Vitalii Hryhorovych Drobinskyi (Віталій Григорович Дробінський; 26 January 1936 – 19 November 2025) was a Ukrainian politician. He served as a People's Deputy of Ukraine in the Verkhovna Rada, the parliament of Ukraine, during its first convocation from 1990 to 1994.

== Life and career ==
Drobinskyi was born in Kyiv Oblast on 26 January 1936. After graduating from the Ukrainian Agricultural Academy with a qualification as an electrical engineer, he became a member of the CPSU in 1968, a party he would stay in until the collapse of the Soviet Union in 1991. He then became the General Director of the production company "Megommeter", which was located in Uman.
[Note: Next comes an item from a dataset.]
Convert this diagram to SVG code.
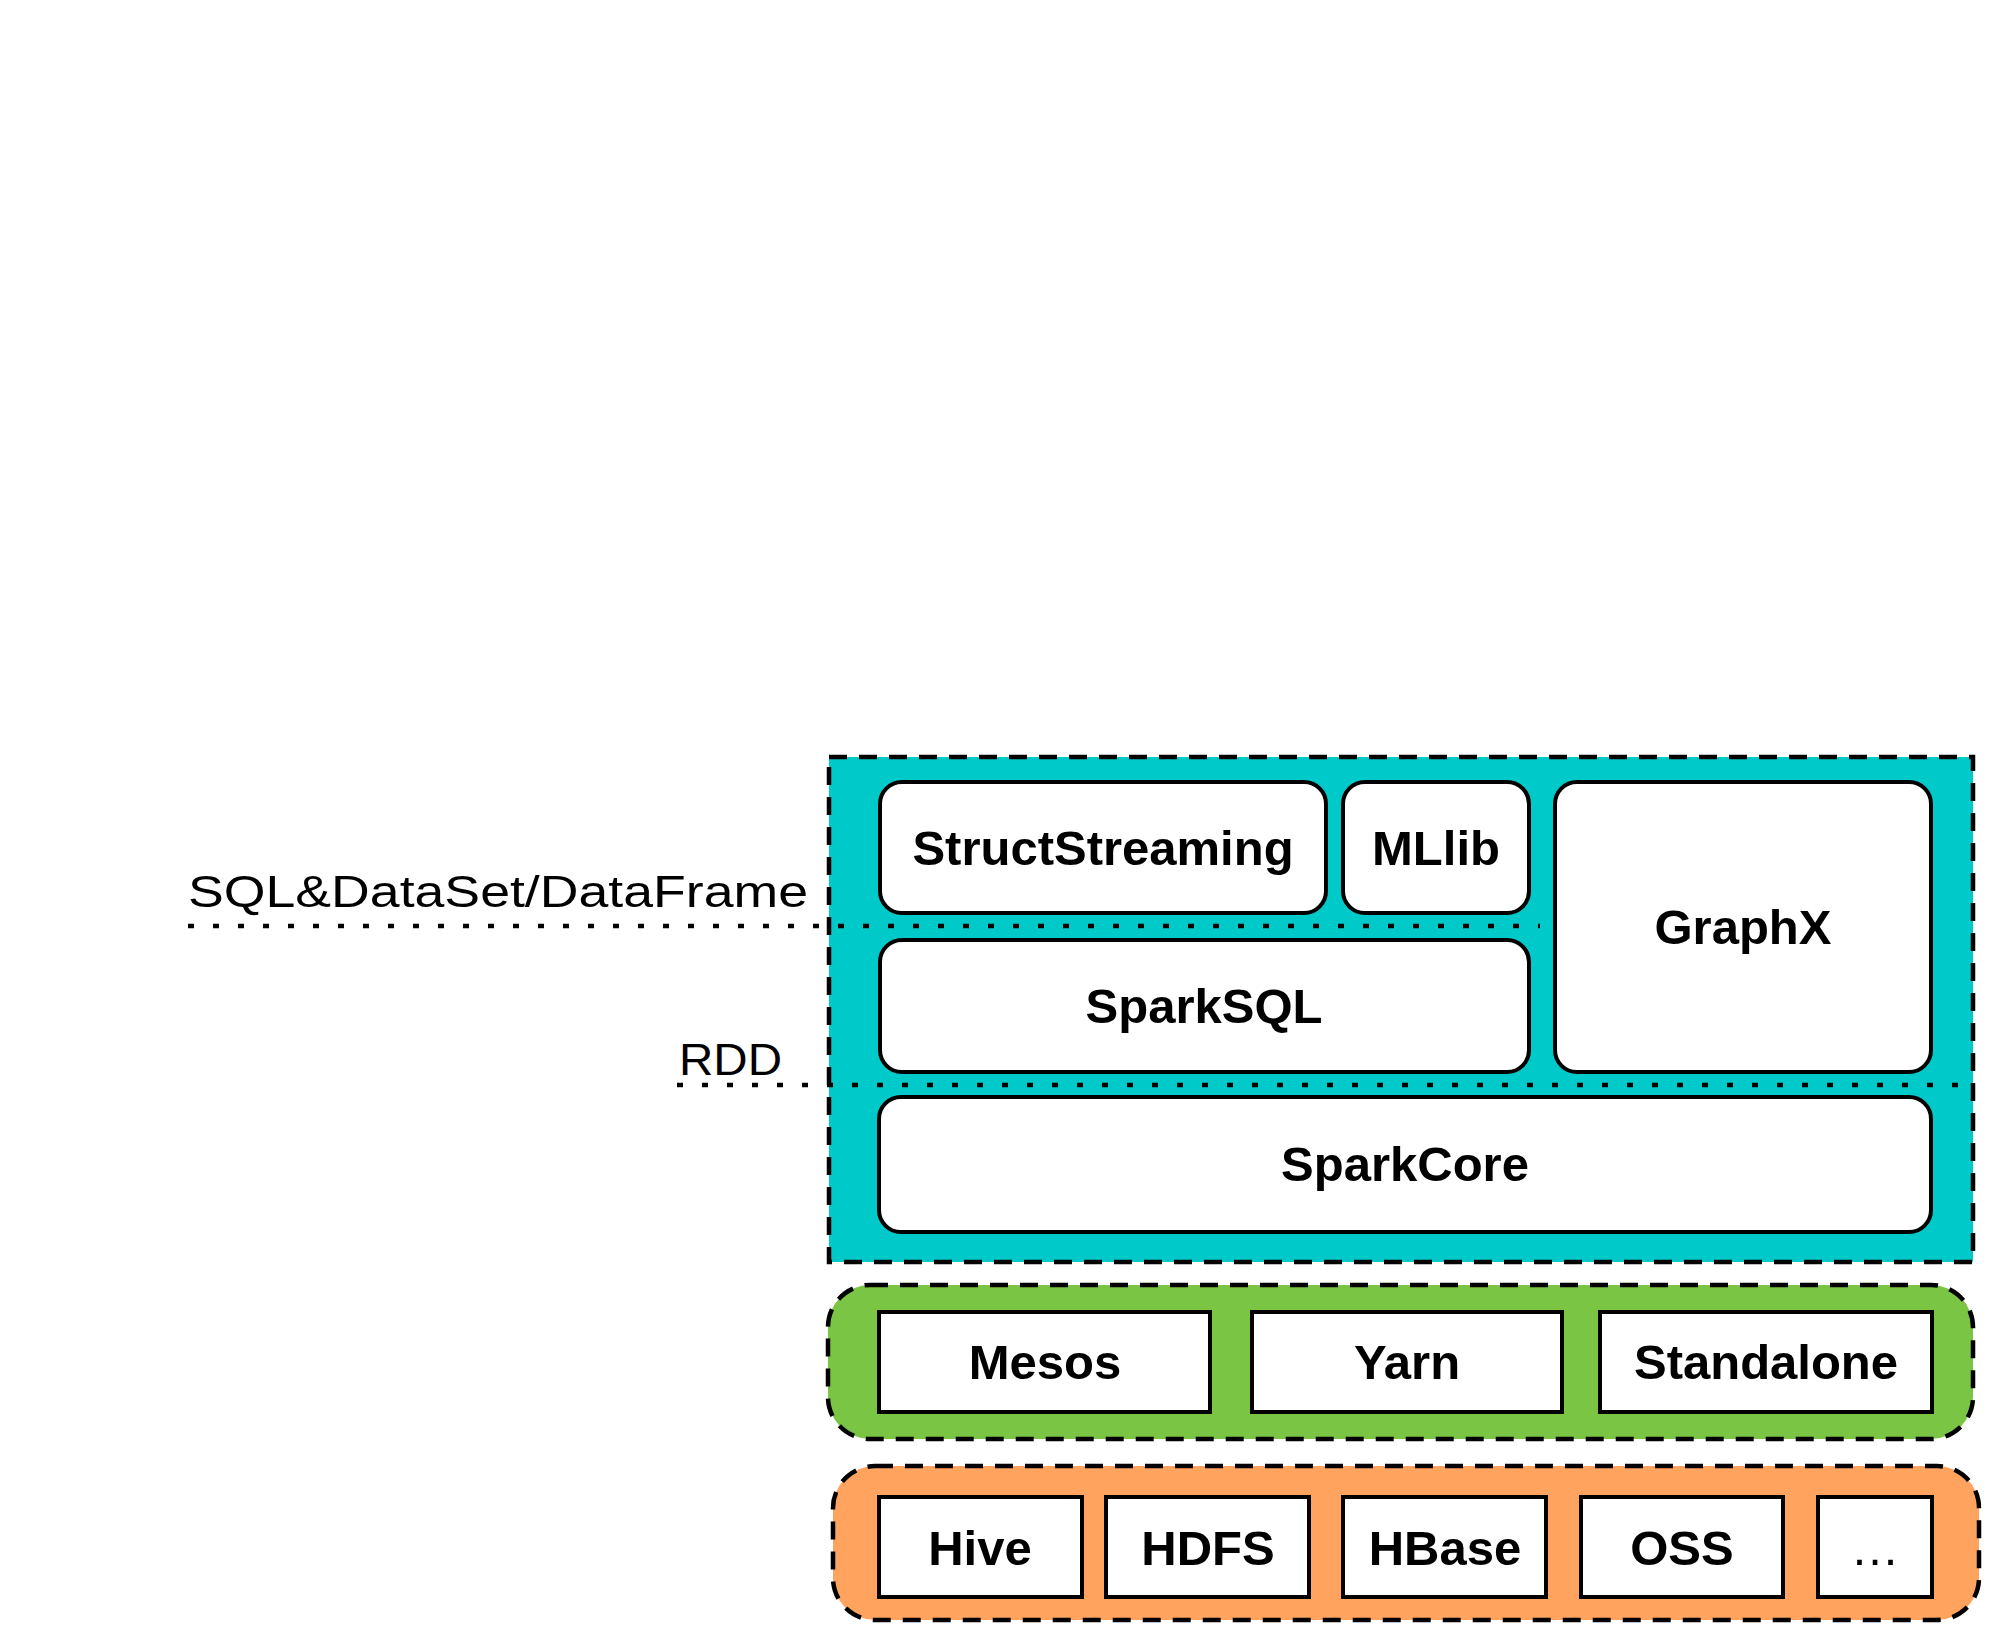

Ahead of the 1990 Ukrainian parliamentary election, the labor collective (the body of employees) of the Megommeter enterprise nominated him as a candidate to be a People's Deputy of Ukraine in the Verkhovna Rada, the parliament of Ukraine, for the Uman city constituency No. 420 of the Cherkasy region.

He won the election on 18 March 1990, garnering 52.76% of the vote in the second round of voting. During his time in parliament, he served on the committees for planning, budget, finances, and prices. After the end of his term in 1994, he did not run for reelection in the 1994 Ukrainian parliamentary election. After his four-year term, he returned to business, working in the instrument-making industry for which he received in 2008 the honorary title of citizen of Uman.

Drobinskyi died on 19 November 2025, at the age of 89. He was married and had two children.